Does inline asm access to shared variables count as a data race in C++11?

#include <thread>
int i;
int main()
{
    std::thread t1([&i]() {
        asm volatile("movl $1, %0"
                     : "=m"(i));
    });
    std::thread t2([&i]() {
        asm volatile("movl $2, %0"
                     : "=m"(i));
    });
    t2.join();
    t1.join();
    return 0;
}

Is it a data race ( and in result UB) in C++? Let's assume that address of i is aligned and that on our CPU load/store of aligned double words are atomic.

Probably, it satisfies a defintion of data race.

Solution

The standard leaves inline asm implementation-defined, for obvious reasons. To say anything about this, we have to make stuff up and hand-wave about things.

More importantly, we're no longer considering pure ISO C++, but rather the GNU dialect of C++, which defines a lot of behaviour that ISO C++ leaves Undefined. e.g. the gcc manual says type-punning by writing one union member and reading another is well-defined in GNU C++, even though it's UB in ISO C++. A lot of things are still UB in GNU C++, and "whatever g++ actually does" doesn't count as a definition. See the manual's implementation-defined behaviour section in the table of contents.

The C++ -> asm stage of gcc doesn't even understand the instructions in an inline-asm statement, it just fills in the operands and passes it on to the assembler. It doesn't "think about" what the instructions are doing; it treats it as a black box described by the output, input, and clobber constraints.

Since you used an "=m"(i) output operand, your asm statement does interact with the C++ variable in a C++ish way (rather than behind the compiler's back with asm("mov $1, i");). I think the compiler sees it as something like i = __builtin_my_asm_statement();. Plus the volatile keyword that prevents compile-time reordering / hoisting / dead-code-elimination.

Not every data race is a C++-standard Undefined-Behaviour causing Data Race.

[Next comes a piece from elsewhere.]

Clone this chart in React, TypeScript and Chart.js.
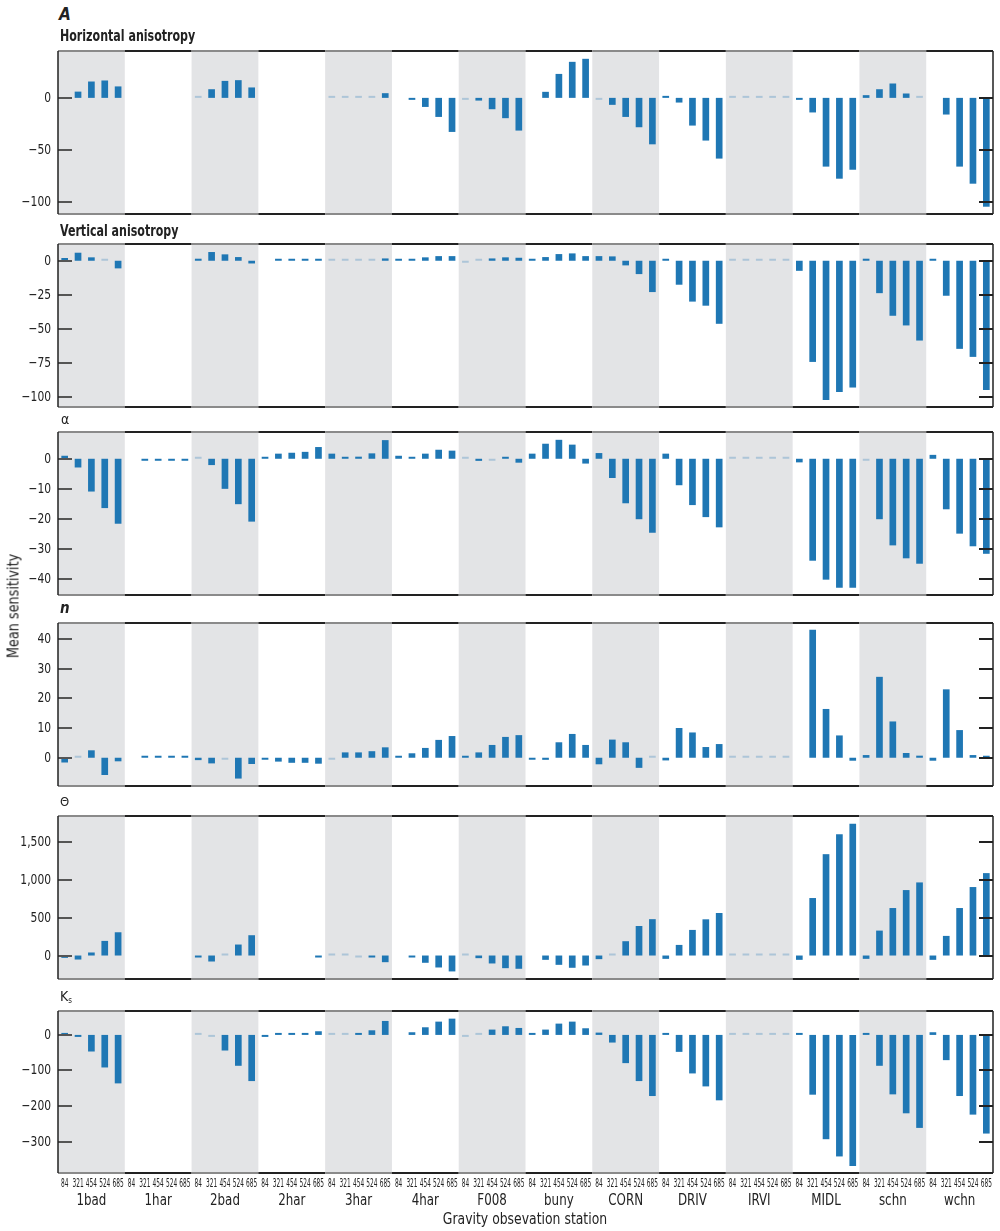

For example, if i was a std::atomic type, the final value of i is still indeterminate because of the race condition. (The program would be free of C++ UB, though, and i would be either 2 or 1, with no tearing. Undefined Behaviour technically means anything could happen, of course.)

So, what can we say about this code:

We can assume that i is naturally aligned, because all the usual x86 ABIs guarantee that.
We know that the asm will include a store to memory as a single instruction, not copying one byte at a time. (Which no sane compiler would do anyway).
I'm not 100% sure that we can guarantee that the store goes directly to the shared value of i, rather than to scratch space on the stack which the compiler will then copy from. An evil compiler that did this would break a lot of code, including anything like the Linux kernel that uses inline asm to run locked instructions on shared variables using memory operands.

So if we can assume a non-malicious compiler, we can be pretty sure what the compiler output will do. Or perhaps the behaviour of an "=m" operand on a shared value should be considered well-defined behaviour in GNU C, so we can say that this is well-defined.